My latest guess is that I have 2 problems when overclocking: the BSOD and the driver time-out error. Hopefully the BSOD is fixed by the PCIe freq bump (to lock the value down).

Maybe I can go back and re-try your idea to disable EIST or C1E to see if that helps with the GPU driver time-out error.

At the moment, I've still yet to try bumping idle 2D clocks/volts on
the GPU but before I do that, I'm just testing a bump to the PLL suggested by Pinhedd (as that seemed to be related to the PCIe too, and I'm wondering if that will help with the GPU time-out error).

Thanks again and I'll update after the next few hours of testing.
 

frenchy70

Distinguished
Feb 22, 2010
56
0
18,640
SOLVED: I don't know how to mark the thread officially solved so I changed the thread title and am posting this update.

It seems that changing the PCI Express Frequency from 100 or Auto, to 101, has solved the BSOD problem. My PC has been on for 36 hours straight, idling when doing nothing, light load when surfing, and all cores ramping up and down under the various stress tests.
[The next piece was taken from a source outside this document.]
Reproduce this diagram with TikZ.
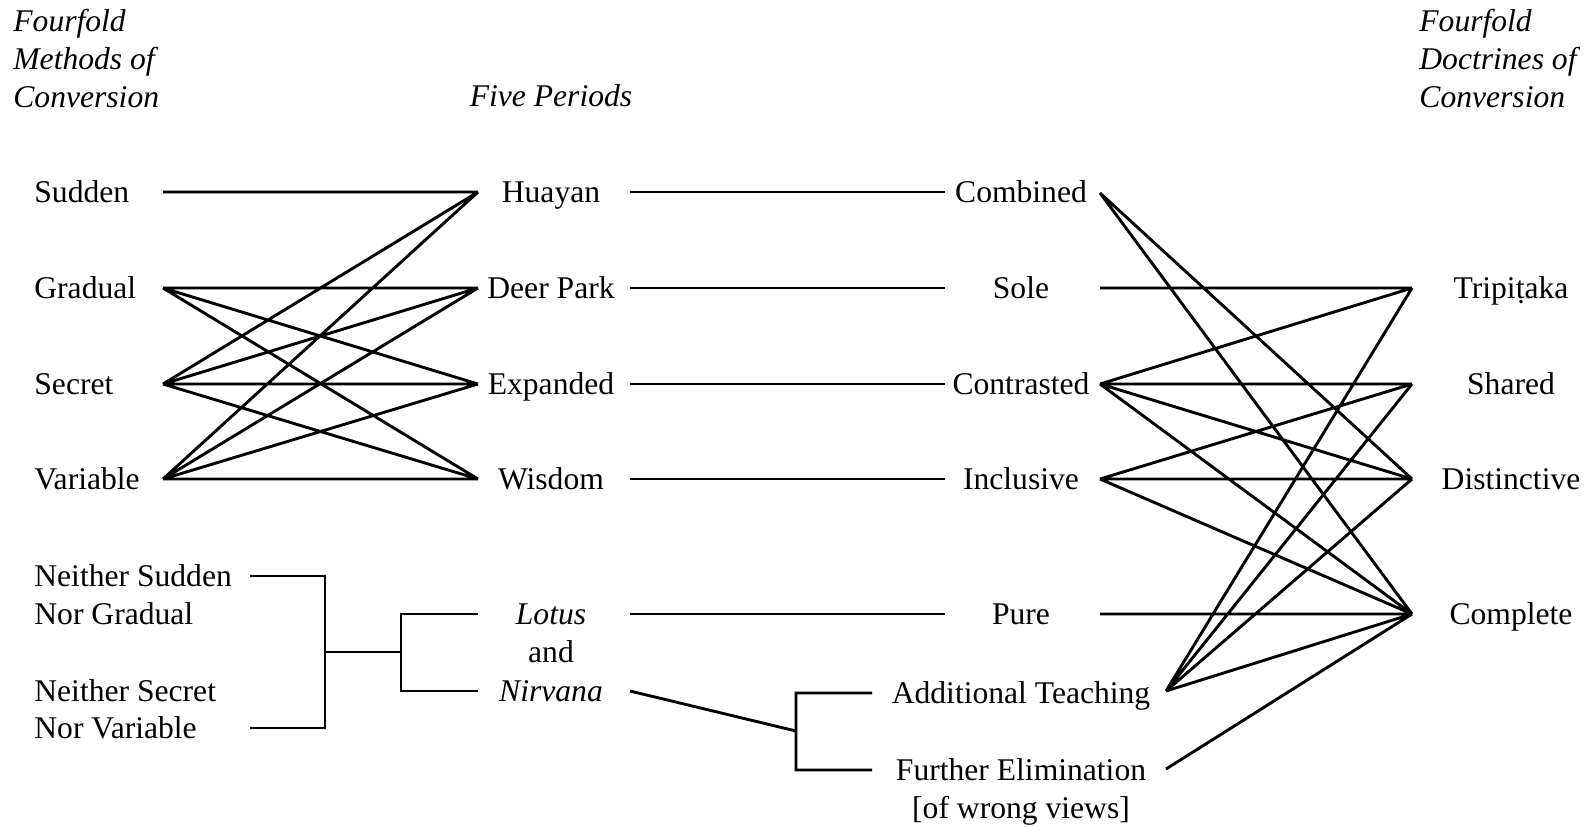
\documentclass[tikz,border=0pt]{standalone}
\usepackage{fontspec}
\setmainfont{Liberation Serif}
\tikzset{lbl/.style={font=\fontsize{15.8}{19}\selectfont,text height=1.5ex,text depth=.25ex,inner sep=0pt,yshift=-2.5pt},
  itl/.style={lbl,font=\fontsize{15.8}{19}\selectfont\itshape},
  hd/.style={font=\fontsize{15.8}{19}\selectfont\itshape,align=left,anchor=north west,inner sep=0pt},
  link/.style={line width=1.45pt}}
\begin{document}
\begin{tikzpicture}[x=0.5pt,y=-0.5pt]
\useasboundingbox (0,0) rectangle (1593,826);
% headers
\node[hd] (mhead) at (13,9) {Fourfold\\Methods of\\Conversion};
\node[itl] (phead) at (551,96) {Five Periods};
\node[hd] (dhead) at (1419,9) {Fourfold\\Doctrines of\\Conversion};
% methods
\node[lbl,anchor=west] (sudden) at (34,192) {Sudden};
\node[lbl,anchor=west] (gradual) at (34,288) {Gradual};
\node[lbl,anchor=west] (secret) at (34,384) {Secret};
\node[lbl,anchor=west] (variable) at (34,479) {Variable};
\node[lbl,anchor=west] (nsudden) at (34,576) {Neither Sudden};
\node[lbl,anchor=west] (ngradual) at (34,614) {Nor Gradual};
\node[lbl,anchor=west] (nsecret) at (34,691) {Neither Secret};
\node[lbl,anchor=west] (nvariable) at (34,728) {Nor Variable};
% periods
\node[lbl] (huayan) at (551,192) {Huayan};
\node[lbl] (deerpark) at (551,288) {Deer Park};
\node[lbl] (expanded) at (551,384) {Expanded};
\node[lbl] (wisdom) at (551,479) {Wisdom};
\node[itl] (lotus) at (551,614) {Lotus};
\node[lbl] (and) at (551,652) {and};
\node[itl] (nirvana) at (551,691) {Nirvana};
% teachings
\node[lbl] (combined) at (1021,192) {Combined};
\node[lbl] (sole) at (1021,288) {Sole};
\node[lbl] (contrasted) at (1021,384) {Contrasted};
\node[lbl] (inclusive) at (1021,479) {Inclusive};
\node[lbl] (pure) at (1021,614) {Pure};
\node[lbl] (addteach) at (1021,693) {Additional Teaching};
\node[lbl] (furelim) at (1021,770) {Further Elimination};
\node[lbl] (wrongviews) at (1021,808) {[of wrong views]};
% doctrines
\node[lbl] (tripitaka) at (1511,288) {Tripiṭaka};
\node[lbl] (shared) at (1511,384) {Shared};
\node[lbl] (distinctive) at (1511,479) {Distinctive};
\node[lbl] (complete) at (1511,614) {Complete};
% line ends
\coordinate (sud) at (163,192); \coordinate (gra) at (163,288);
\coordinate (sec) at (163,384); \coordinate (var) at (163,479);
\coordinate (huaL) at (478,192); \coordinate (deeL) at (478,288);
\coordinate (expL) at (478,384); \coordinate (wisL) at (478,479);
\coordinate (huaR) at (630,192); \coordinate (deeR) at (630,288);
\coordinate (expR) at (630,384); \coordinate (wisR) at (630,479);
\coordinate (lotR) at (630,614); \coordinate (nirR) at (630,691);
\coordinate (comL) at (945,192); \coordinate (solL) at (945,288);
\coordinate (conL) at (945,384); \coordinate (incL) at (945,479);
\coordinate (purL) at (945,614);
\coordinate (comR) at (1100,193); \coordinate (solR) at (1100,288);
\coordinate (conR) at (1100,384); \coordinate (incR) at (1100,479);
\coordinate (purR) at (1100,614);
\coordinate (addR) at (1166,691); \coordinate (furR) at (1166,769);
\coordinate (tri) at (1412,288); \coordinate (sha) at (1412,384);
\coordinate (dis) at (1412,479); \coordinate (cpl) at (1412,614);
\coordinate (nsA) at (250,576); \coordinate (nsB) at (250,728);
\coordinate (b1t) at (325,576); \coordinate (b1b) at (325,728);
\coordinate (b1m) at (325,652); \coordinate (b2m) at (401,652);
\coordinate (b2t) at (401,614); \coordinate (b2b) at (401,691);
\coordinate (lotL) at (478,614); \coordinate (nirL) at (478,691);
\coordinate (b3m) at (796,731); \coordinate (b3t) at (796,693);
\coordinate (b3b) at (796,770);
\coordinate (addL) at (872,693); \coordinate (furL) at (872,770);
% methods to periods
\draw[link](sud)--(huaL)(gra)--(deeL)(gra)--(expL)(gra)--(wisL)
 (sec)--(huaL)(sec)--(deeL)(sec)--(expL)(sec)--(wisL)
 (var)--(huaL)(var)--(deeL)(var)--(expL)(var)--(wisL);
\draw[link](nsA)--(b1t)--(b1b)--(nsB)(b1m)--(b2m)(lotL)--(b2t)--(b2b)--(nirL);
% periods to teachings
\draw[link](huaR)--(comL)(deeR)--(solL)(expR)--(conL)(wisR)--(incL)(lotR)--(purL);
\draw[link](nirR)--(b3m)(addL)--(b3t)--(b3b)--(furL);
% teachings to doctrines
\draw[link](comR)--(dis)(comR)--(cpl)(solR)--(tri)
 (conR)--(tri)(conR)--(sha)(conR)--(dis)(conR)--(cpl)
 (incR)--(sha)(incR)--(dis)(incR)--(cpl)(purR)--(cpl)
 (addR)--(tri)(addR)--(sha)(addR)--(dis)(addR)--(cpl)(furR)--(cpl);
\end{tikzpicture}
\end{document}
Weird thing is, and its a bit embarrassing to admit it, but I already had the answer hidden an a response to an old thread I made in 2010. Bilbat replied with some suggested settings for an overclock on my Gigabyte board, and he just happened to offer PCIe freq: 101. It wasn't discussed at all, it was just there so I didn't really pick up on the relevance of it.

Before I found that reply from Bilbat, I'd been searching for a solution everywhere and the PCIe to 101 thing is either to do with a glitch on my board (and that is the workaround) or related to some vague talk in an Anandtech article where they discuss the PCIe controller being on the processor of the i5 750 and therefore, maybe it needs to increase BCLK in multiples of 133. Anyway, very weird, but now I'm happy.

Thanks for the help I received and I hope that this might be of help to someone else (although I doubt it as everyone seems to either have i5 3570k or i5 2500k :D)
 


Glad to hear it. If you want to mark the thread as solved, just select one of the responses as the best solution.

I will caution you again though to get a better power supply than that crummy OCZ ModXStreme.